A. Impact of Initial Data

• Plain Superposition: Leads to large constraint violations and induces long-lived radial oscillations in the BS. For models near the stability limit, this causes unphysical pre-merger collapse into a BH.
• Metric Correction: Effectively cures these pathologies. The resulting GW signals show significantly less excess radiation compared to plain superposition runs.

B. Radiative Efficiency and Scalar Potentials

• Potential Dependence: For a fixed compactness and mass ratio, the radiated GW energy varies significantly with the potential:
  • Solitonic BSs: Most efficient radiators (can approach BH-BH efficiency levels).
  • Mini BSs: Intermediate efficiency.
  • Massive BSs: Least efficient radiators.
• Compactness Definition: The definition $C_{max}$ (maximum mass-to-radius ratio in the bulk) was found to be the most robust predictor of GW signatures, suggesting that the internal matter distribution matters more than the outer "halo."
• Velocity Dependence: As boost velocity $v$ increases, the differences in radiative efficiency between different BS models diminish, converging toward the BH-BH limit (the "matter doesn't matter" conjecture), though this convergence is slow even at $v=0.7$.

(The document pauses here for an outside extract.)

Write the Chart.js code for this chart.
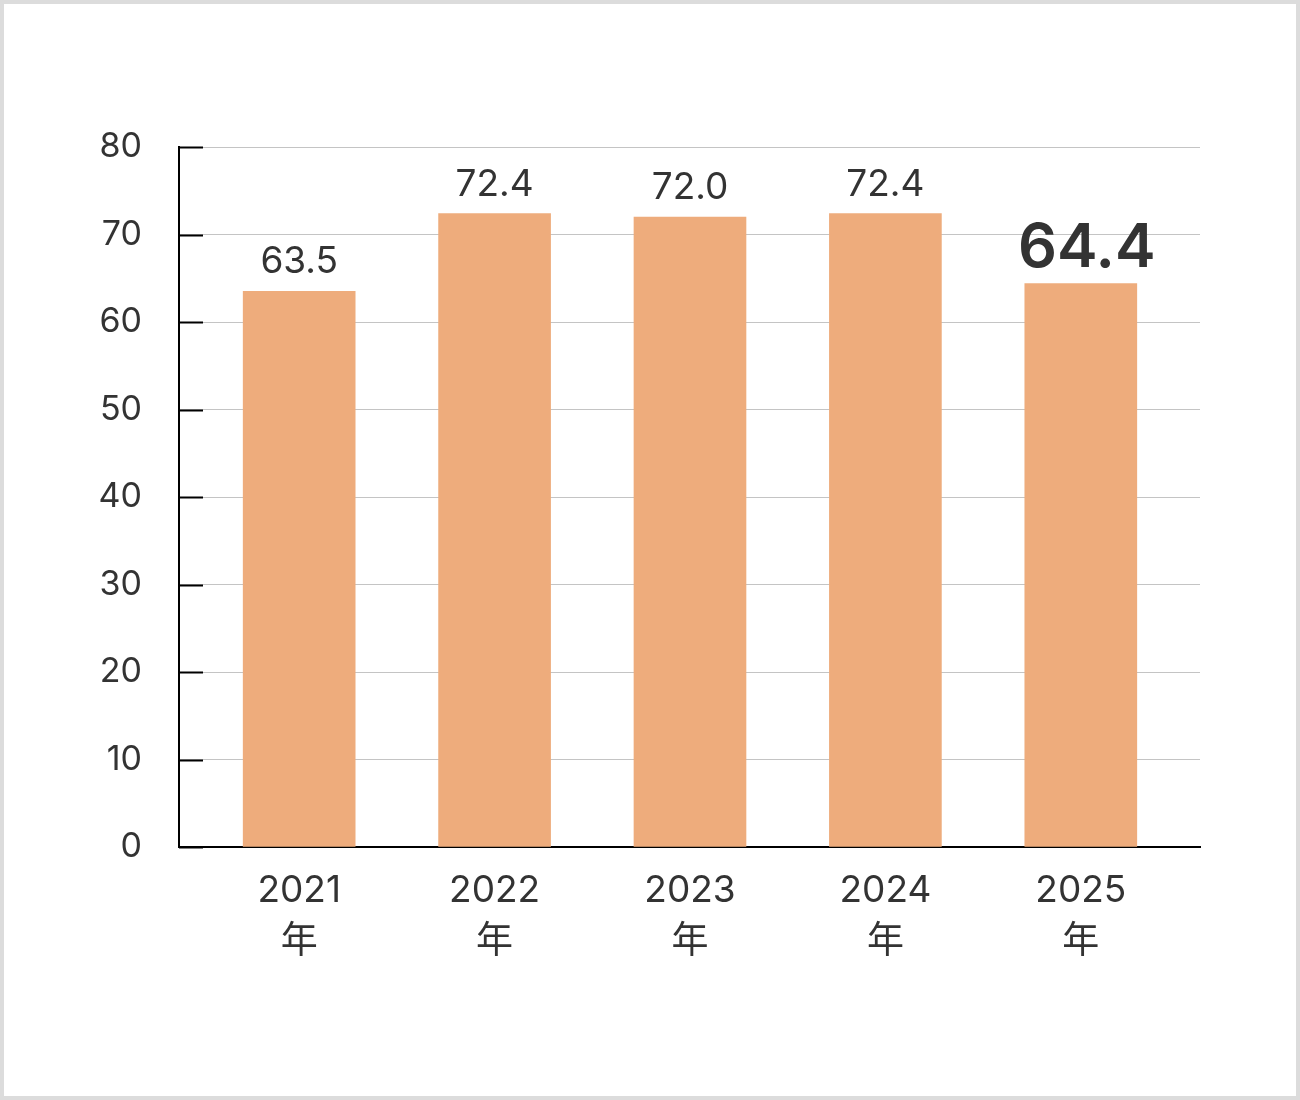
<!DOCTYPE html>
<html lang="ja">
<head>
<meta charset="utf-8">
<title>chart</title>
<script src="https://cdn.jsdelivr.net/npm/chart.js@4.4.1/dist/chart.umd.min.js"></script>
<style>
    html, body { margin: 0; padding: 0; background: #fff; }
    #wrap { position: absolute; left: 0; top: 0; width: 1300px; height: 1100px; }
    #frame {
        position: absolute; left: 0; top: 0; width: 1300px; height: 1100px;
        box-sizing: border-box; border: 4px solid #dcdcdc; pointer-events: none;
    }
</style>
</head>
<body>
<div id="wrap"><canvas id="chart"></canvas></div>
<div id="frame"></div>
<script>
'use strict';

var years = ['2021', '2022', '2023', '2024', '2025'];
var yearSuffix = '年';
var values = [63.5, 72.4, 72.0, 72.4, 64.4];
var yTicks = [0, 10, 20, 30, 40, 50, 60, 70, 80];

var FONT = 'Inter, "Noto Sans CJK JP", sans-serif';
var TEXT = '#333333';

// value labels above bars, the last year is emphasised
var valueLabels = {
    id: 'valueLabels',
    afterDatasetsDraw: function (chart) {
        var ctx = chart.ctx;
        var meta = chart.getDatasetMeta(0);
        ctx.save();
        ctx.fillStyle = TEXT;
        ctx.textAlign = 'center';
        ctx.textBaseline = 'alphabetic';
        meta.data.forEach(function (bar, i) {
            var last = i === values.length - 1;
            ctx.font = (last ? '600 61px ' : '37px ') + FONT;
            ctx.fillText(values[i].toFixed(1), bar.x + (last ? 6 : 0), bar.y - (last ? 17 : 18));
        });
        ctx.restore();
    }
};

// short black ticks drawn inside the plot from the y axis
var innerTicks = {
    id: 'innerTicks',
    afterDraw: function (chart) {
        var ctx = chart.ctx;
        var y = chart.scales.y;
        var left = chart.chartArea.left;
        ctx.save();
        ctx.strokeStyle = '#000';
        ctx.lineWidth = 2;
        yTicks.forEach(function (t) {
            var py = Math.round(y.getPixelForValue(t)) + 0.5;
            ctx.beginPath();
            ctx.moveTo(left, py);
            ctx.lineTo(left + 24, py);
            ctx.stroke();
        });
        ctx.restore();
    }
};

var canvas = document.getElementById('chart');
canvas.width = 1300;
canvas.height = 1100;

new Chart(canvas.getContext('2d'), {
    type: 'bar',
    data: {
        datasets: [{
            data: values.map(function (v, i) { return { x: i, y: v }; }),
            backgroundColor: '#eeac7c',
            borderWidth: 0,
            barThickness: 112
        }]
    },
    options: {
        responsive: false,
        animation: false,
        devicePixelRatio: 1,
        layout: { padding: { left: 0, right: 100, top: 147, bottom: 0 } },
        plugins: {
            legend: { display: false },
            tooltip: { enabled: false }
        },
        scales: {
            x: {
                type: 'linear',
                offset: false,
                min: -0.615,
                max: 4.61,
                afterBuildTicks: function (s) {
                    s.ticks = years.map(function (_, i) { return { value: i }; });
                },
                afterFit: function (s) { s.height = 253; },
                grid: { display: false, drawTicks: false, offset: false },
                border: { display: true, color: '#000', width: 2 },
                ticks: {
                    autoSkip: false,
                    maxRotation: 0,
                    padding: 19,
                    color: TEXT,
                    font: { family: FONT, size: 37, lineHeight: 1.37 },
                    callback: function (v) { return [years[v], yearSuffix]; }
                }
            },
            y: {
                min: 0,
                max: 80,
                afterBuildTicks: function (s) {
                    s.ticks = yTicks.map(function (t) { return { value: t }; });
                },
                afterFit: function (s) { s.width = 179; },
                grid: { color: '#c4c4c4', lineWidth: 1, drawTicks: false },
                border: { display: true, color: '#000', width: 2 },
                ticks: {
                    padding: 37,
                    color: TEXT,
                    font: { family: FONT, size: 34 }
                }
            }
        }
    },
    plugins: [valueLabels, innerTicks]
});
</script>
</body>
</html>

C. Tidal Disruption in Inspiral

• Differential Behavior: In quasi-circular inspirals with equal mass ($q=1$) and $C_{max}=0.1$:
  • Mini and Massive BSs: Underwent tidal disruption before merger, leading to a cutoff in the GW frequency.
  • Solitonic BSs: Did not undergo tidal disruption. The strong negative binding energy of the solitonic model allowed it to resist deformation and plunge intact.
• Accretion: Post-disruption accretion rates varied; massive BSs retained more scalar matter outside the horizon initially compared to mini BSs, but the mini BS matter was accreted more rapidly in the long term.

D. Ultra-Compact BS Collisions

• Simulations of thin-shell solitonic BSs (possessing light rings) colliding with BHs showed that the GW waveforms are effectively indistinguishable from BH-BH collisions.
• The characteristic "thin-shell" structure of the energy density remained intact almost until merger, suggesting these UCOs are dynamically robust against tidal forces that would disrupt standard NSs.

5. Significance and Implications

• Template Banks: The findings imply that constructing model-agnostic template banks for ECOs is more complex than previously thought. Knowledge of mass and compactness alone is insufficient to predict GW waveforms; the specific scalar potential (or effective EoS) is a critical parameter.
• ECO Detection: The ability of solitonic BSs to mimic BH-BH waveforms (even in ultra-compact regimes) and resist tidal disruption suggests that standard GW searches might miss these objects or misidentify them as BHs.
• Formation Mechanisms: The survival of solitonic BSs against tidal disruption suggests a potential formation mechanism for "gravitational atoms" (a BH surrounded by a co-rotating scalar cloud), as the scalar matter is not fully accreted but can form stable configurations.
• Future Work: The authors suggest that surrogate models (machine learning emulators) trained on a smaller set of NR simulations will be necessary to cover the vast parameter space of BS potentials for future GW astronomy.

In conclusion, this paper provides a rigorous numerical framework for BH-BS interactions, highlighting that the internal structure of exotic compact objects, dictated by their scalar potentials, plays a decisive role in their merger dynamics and gravitational wave signatures.